▸ Exercise description:
Restate the whole listing word for word. Pictures are left out.
begin Data for processing
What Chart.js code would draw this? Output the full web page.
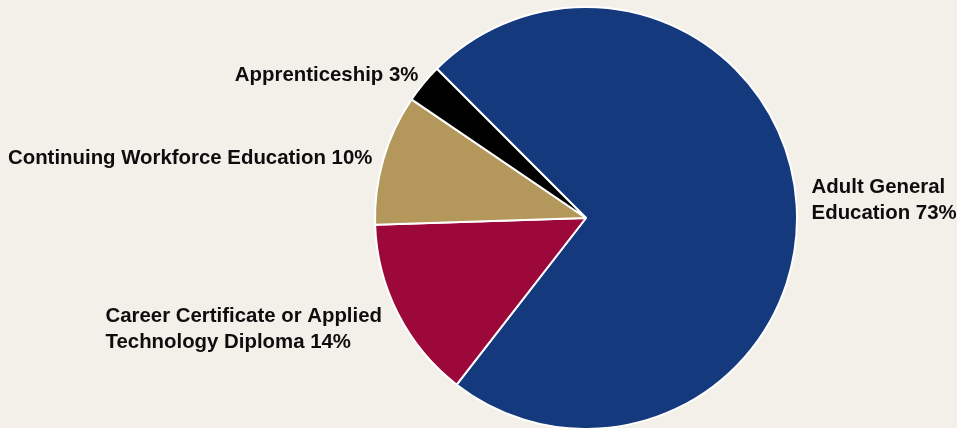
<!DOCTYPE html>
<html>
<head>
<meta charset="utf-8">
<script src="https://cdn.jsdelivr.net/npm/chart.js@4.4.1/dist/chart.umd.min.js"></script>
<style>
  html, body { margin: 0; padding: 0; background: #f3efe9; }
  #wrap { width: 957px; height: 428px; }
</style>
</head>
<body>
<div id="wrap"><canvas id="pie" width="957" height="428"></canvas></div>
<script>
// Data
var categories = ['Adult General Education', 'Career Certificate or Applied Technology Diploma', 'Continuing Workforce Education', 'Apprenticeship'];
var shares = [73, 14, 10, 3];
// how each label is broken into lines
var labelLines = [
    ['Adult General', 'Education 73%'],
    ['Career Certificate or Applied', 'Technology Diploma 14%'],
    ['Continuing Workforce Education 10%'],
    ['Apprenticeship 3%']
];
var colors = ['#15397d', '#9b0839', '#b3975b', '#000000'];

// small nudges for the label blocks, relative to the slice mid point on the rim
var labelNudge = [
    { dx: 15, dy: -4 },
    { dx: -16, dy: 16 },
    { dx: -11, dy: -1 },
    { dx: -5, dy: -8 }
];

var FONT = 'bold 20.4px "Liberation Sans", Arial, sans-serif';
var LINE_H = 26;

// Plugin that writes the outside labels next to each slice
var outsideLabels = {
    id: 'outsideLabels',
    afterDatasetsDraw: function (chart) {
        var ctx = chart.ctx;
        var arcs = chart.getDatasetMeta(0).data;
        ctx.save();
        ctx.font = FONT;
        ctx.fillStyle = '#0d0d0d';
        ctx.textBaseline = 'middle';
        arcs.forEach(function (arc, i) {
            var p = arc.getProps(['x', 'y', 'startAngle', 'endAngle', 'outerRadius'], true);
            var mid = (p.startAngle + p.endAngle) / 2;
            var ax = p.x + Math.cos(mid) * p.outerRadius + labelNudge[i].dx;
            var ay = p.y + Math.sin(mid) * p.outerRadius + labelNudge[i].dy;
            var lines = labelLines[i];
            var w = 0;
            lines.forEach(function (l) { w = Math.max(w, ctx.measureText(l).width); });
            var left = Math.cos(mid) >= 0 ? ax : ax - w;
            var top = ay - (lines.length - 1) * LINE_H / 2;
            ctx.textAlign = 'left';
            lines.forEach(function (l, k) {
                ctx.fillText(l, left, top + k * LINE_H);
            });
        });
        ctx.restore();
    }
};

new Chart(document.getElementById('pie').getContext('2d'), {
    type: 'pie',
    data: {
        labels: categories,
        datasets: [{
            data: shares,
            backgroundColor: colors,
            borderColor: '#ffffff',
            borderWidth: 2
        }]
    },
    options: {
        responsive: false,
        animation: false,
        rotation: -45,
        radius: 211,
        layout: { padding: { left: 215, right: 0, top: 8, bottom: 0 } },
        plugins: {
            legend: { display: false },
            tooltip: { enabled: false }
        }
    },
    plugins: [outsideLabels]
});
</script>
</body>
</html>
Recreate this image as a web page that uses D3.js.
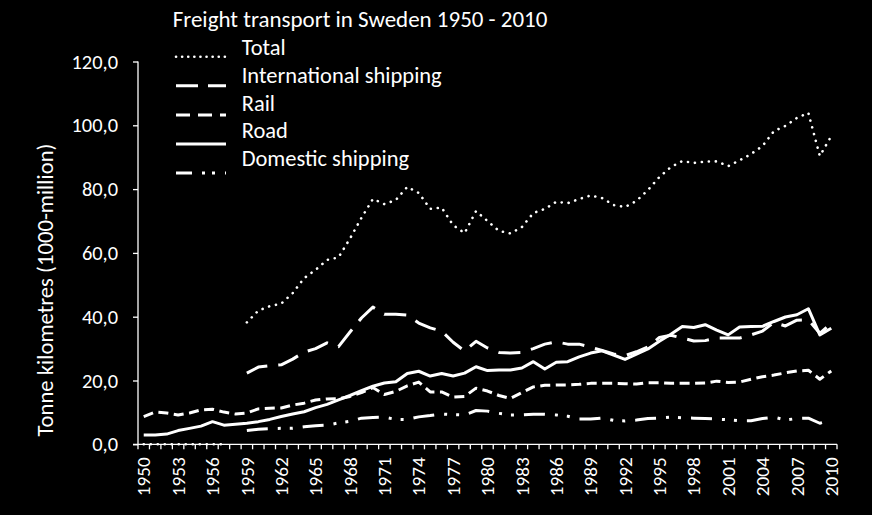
end Data for processing
▸ The reply:
What Chart.js code would draw this? Output the full web page.
<!DOCTYPE html>
<html>
<head>
<meta charset="utf-8">
<script src="https://cdn.jsdelivr.net/npm/chart.js@4.4.1/dist/chart.umd.min.js"></script>
<style>
  html, body { margin: 0; padding: 0; background: #f3efe9; }
  #wrap { width: 957px; height: 428px; }
</style>
</head>
<body>
<div id="wrap"><canvas id="pie" width="957" height="428"></canvas></div>
<script>
// Data
var categories = ['Adult General Education', 'Career Certificate or Applied Technology Diploma', 'Continuing Workforce Education', 'Apprenticeship'];
var shares = [73, 14, 10, 3];
// how each label is broken into lines
var labelLines = [
    ['Adult General', 'Education 73%'],
    ['Career Certificate or Applied', 'Technology Diploma 14%'],
    ['Continuing Workforce Education 10%'],
    ['Apprenticeship 3%']
];
var colors = ['#15397d', '#9b0839', '#b3975b', '#000000'];

// small nudges for the label blocks, relative to the slice mid point on the rim
var labelNudge = [
    { dx: 15, dy: -4 },
    { dx: -16, dy: 16 },
    { dx: -11, dy: -1 },
    { dx: -5, dy: -8 }
];

var FONT = 'bold 20.4px "Liberation Sans", Arial, sans-serif';
var LINE_H = 26;

// Plugin that writes the outside labels next to each slice
var outsideLabels = {
    id: 'outsideLabels',
    afterDatasetsDraw: function (chart) {
        var ctx = chart.ctx;
        var arcs = chart.getDatasetMeta(0).data;
        ctx.save();
        ctx.font = FONT;
        ctx.fillStyle = '#0d0d0d';
        ctx.textBaseline = 'middle';
        arcs.forEach(function (arc, i) {
            var p = arc.getProps(['x', 'y', 'startAngle', 'endAngle', 'outerRadius'], true);
            var mid = (p.startAngle + p.endAngle) / 2;
            var ax = p.x + Math.cos(mid) * p.outerRadius + labelNudge[i].dx;
            var ay = p.y + Math.sin(mid) * p.outerRadius + labelNudge[i].dy;
            var lines = labelLines[i];
            var w = 0;
            lines.forEach(function (l) { w = Math.max(w, ctx.measureText(l).width); });
            var left = Math.cos(mid) >= 0 ? ax : ax - w;
            var top = ay - (lines.length - 1) * LINE_H / 2;
            ctx.textAlign = 'left';
            lines.forEach(function (l, k) {
                ctx.fillText(l, left, top + k * LINE_H);
            });
        });
        ctx.restore();
    }
};

new Chart(document.getElementById('pie').getContext('2d'), {
    type: 'pie',
    data: {
        labels: categories,
        datasets: [{
            data: shares,
            backgroundColor: colors,
            borderColor: '#ffffff',
            borderWidth: 2
        }]
    },
    options: {
        responsive: false,
        animation: false,
        rotation: -45,
        radius: 211,
        layout: { padding: { left: 215, right: 0, top: 8, bottom: 0 } },
        plugins: {
            legend: { display: false },
            tooltip: { enabled: false }
        }
    },
    plugins: [outsideLabels]
});
</script>
</body>
</html>
Recreate this image as a web page that uses D3.js.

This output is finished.